El
viejo profesor entra en el aula. Una niña de doce o trece años empieza a reírse
de una forma extraña. Más que risas parecen gritos. El profesor espera, mientras
se embarca en la difícil travesía de encontrar las notas finales en el nuevo e
inservible programa informático para dar cuenta a sus alumnos de cuáles son sus
calificaciones.

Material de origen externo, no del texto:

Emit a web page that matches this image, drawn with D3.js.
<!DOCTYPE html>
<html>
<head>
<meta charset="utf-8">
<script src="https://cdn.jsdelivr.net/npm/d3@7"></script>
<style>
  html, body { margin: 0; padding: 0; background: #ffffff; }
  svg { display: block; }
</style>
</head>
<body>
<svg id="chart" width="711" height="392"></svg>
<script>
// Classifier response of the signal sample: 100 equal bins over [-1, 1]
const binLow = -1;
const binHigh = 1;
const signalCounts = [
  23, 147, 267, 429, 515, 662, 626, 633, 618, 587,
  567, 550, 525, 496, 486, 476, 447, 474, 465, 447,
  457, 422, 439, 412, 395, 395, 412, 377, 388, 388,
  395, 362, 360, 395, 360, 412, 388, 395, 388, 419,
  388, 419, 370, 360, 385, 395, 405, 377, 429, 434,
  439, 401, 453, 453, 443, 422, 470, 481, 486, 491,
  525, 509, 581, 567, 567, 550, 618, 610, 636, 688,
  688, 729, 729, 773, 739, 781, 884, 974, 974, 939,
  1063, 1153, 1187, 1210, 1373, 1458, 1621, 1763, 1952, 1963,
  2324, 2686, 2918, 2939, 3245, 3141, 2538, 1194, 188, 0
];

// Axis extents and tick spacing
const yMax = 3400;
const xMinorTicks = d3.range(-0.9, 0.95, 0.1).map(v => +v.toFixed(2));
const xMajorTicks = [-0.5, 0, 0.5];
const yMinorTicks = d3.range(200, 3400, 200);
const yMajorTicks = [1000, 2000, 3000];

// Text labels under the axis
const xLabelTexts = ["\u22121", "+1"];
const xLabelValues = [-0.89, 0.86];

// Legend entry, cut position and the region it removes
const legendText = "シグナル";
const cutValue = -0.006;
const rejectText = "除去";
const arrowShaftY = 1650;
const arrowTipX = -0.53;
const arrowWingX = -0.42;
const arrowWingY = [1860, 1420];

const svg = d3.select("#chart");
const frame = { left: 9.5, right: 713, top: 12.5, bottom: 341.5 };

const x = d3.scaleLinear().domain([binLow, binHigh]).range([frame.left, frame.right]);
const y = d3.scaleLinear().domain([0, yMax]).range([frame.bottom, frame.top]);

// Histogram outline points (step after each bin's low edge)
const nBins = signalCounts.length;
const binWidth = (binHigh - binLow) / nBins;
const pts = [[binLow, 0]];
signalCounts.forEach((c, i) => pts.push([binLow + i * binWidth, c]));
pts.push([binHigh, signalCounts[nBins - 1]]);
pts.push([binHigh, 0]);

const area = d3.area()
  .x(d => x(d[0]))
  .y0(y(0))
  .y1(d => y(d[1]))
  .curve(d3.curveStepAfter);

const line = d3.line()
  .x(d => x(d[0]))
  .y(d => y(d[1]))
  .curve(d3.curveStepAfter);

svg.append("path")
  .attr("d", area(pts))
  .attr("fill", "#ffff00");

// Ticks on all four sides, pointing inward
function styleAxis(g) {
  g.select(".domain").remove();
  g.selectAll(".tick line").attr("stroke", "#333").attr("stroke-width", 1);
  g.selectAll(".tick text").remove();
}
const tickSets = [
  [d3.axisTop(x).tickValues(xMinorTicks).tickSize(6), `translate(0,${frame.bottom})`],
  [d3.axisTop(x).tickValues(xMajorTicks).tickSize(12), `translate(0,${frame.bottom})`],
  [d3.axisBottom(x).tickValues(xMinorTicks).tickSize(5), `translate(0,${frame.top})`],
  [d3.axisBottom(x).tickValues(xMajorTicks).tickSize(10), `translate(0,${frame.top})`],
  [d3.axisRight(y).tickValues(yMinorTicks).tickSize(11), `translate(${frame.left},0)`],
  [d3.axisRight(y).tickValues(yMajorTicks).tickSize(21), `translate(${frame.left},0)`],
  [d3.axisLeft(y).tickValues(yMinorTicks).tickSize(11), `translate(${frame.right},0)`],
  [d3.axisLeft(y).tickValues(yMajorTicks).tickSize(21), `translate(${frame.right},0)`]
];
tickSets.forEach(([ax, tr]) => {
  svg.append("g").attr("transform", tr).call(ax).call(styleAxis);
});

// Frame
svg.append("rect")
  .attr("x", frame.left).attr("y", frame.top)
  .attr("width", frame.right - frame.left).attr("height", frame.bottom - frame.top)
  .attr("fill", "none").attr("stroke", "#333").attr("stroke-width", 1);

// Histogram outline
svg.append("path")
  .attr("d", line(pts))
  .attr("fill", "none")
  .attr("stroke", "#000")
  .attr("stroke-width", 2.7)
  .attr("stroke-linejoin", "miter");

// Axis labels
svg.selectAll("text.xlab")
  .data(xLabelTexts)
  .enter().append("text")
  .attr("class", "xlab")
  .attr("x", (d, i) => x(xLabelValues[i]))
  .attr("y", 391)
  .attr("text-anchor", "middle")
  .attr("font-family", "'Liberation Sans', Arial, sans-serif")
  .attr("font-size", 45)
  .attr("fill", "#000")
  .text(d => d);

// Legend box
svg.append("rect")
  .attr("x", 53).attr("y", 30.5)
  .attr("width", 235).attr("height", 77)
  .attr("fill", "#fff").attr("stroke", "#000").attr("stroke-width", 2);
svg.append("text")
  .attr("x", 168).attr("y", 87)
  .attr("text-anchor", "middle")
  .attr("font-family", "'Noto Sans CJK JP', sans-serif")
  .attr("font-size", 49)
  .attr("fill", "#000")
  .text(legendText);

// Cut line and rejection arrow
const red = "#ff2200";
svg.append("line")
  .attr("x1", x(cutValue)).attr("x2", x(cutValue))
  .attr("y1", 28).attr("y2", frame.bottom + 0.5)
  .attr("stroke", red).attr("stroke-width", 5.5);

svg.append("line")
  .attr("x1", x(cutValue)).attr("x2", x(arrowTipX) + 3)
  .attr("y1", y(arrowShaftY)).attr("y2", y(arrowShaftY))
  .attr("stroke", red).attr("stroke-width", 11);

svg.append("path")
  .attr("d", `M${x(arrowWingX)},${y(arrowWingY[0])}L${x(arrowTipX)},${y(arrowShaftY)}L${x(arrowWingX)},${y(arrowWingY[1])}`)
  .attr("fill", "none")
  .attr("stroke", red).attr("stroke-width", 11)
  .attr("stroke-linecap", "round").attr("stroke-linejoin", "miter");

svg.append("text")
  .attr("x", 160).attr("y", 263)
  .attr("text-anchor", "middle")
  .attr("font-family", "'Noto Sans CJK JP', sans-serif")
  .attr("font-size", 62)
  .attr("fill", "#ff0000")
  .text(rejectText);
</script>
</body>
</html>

Mientras, las risas de la alumna prosiguen, cada vez más
intensas, claramente dirigidas a provocar en el profesor un enfado que
justifique a su vez el poco aprecio de la alumna hacia él (inversión neurótica
de la causalidad por la cual se busca una mala respuesta que justifique una mala
actitud previa).
Finalmente,
al cabo de los siete minutos que se necesitan en el nuevo programa para
encontrar calificaciones, el viejo profesor cree llegado el caso de reconvenir
a su joven alumna, que no discípula, en los siguientes términos:
¿Quieres
hacer el favor de dejar de reírte de una manera tan absurda?, a lo que la joven
responde: me río como me sale y como me da la gana.
El
profesor responde a su vez que no le da la gana de que esta alumna permanezca
en el aula ni un segundo más.
Hechas
las oportunas gestiones, no volverá a asistir más a su clase.
Cuando
la chica tenga setenta años a lo mejor cambia y se muestra más agradable.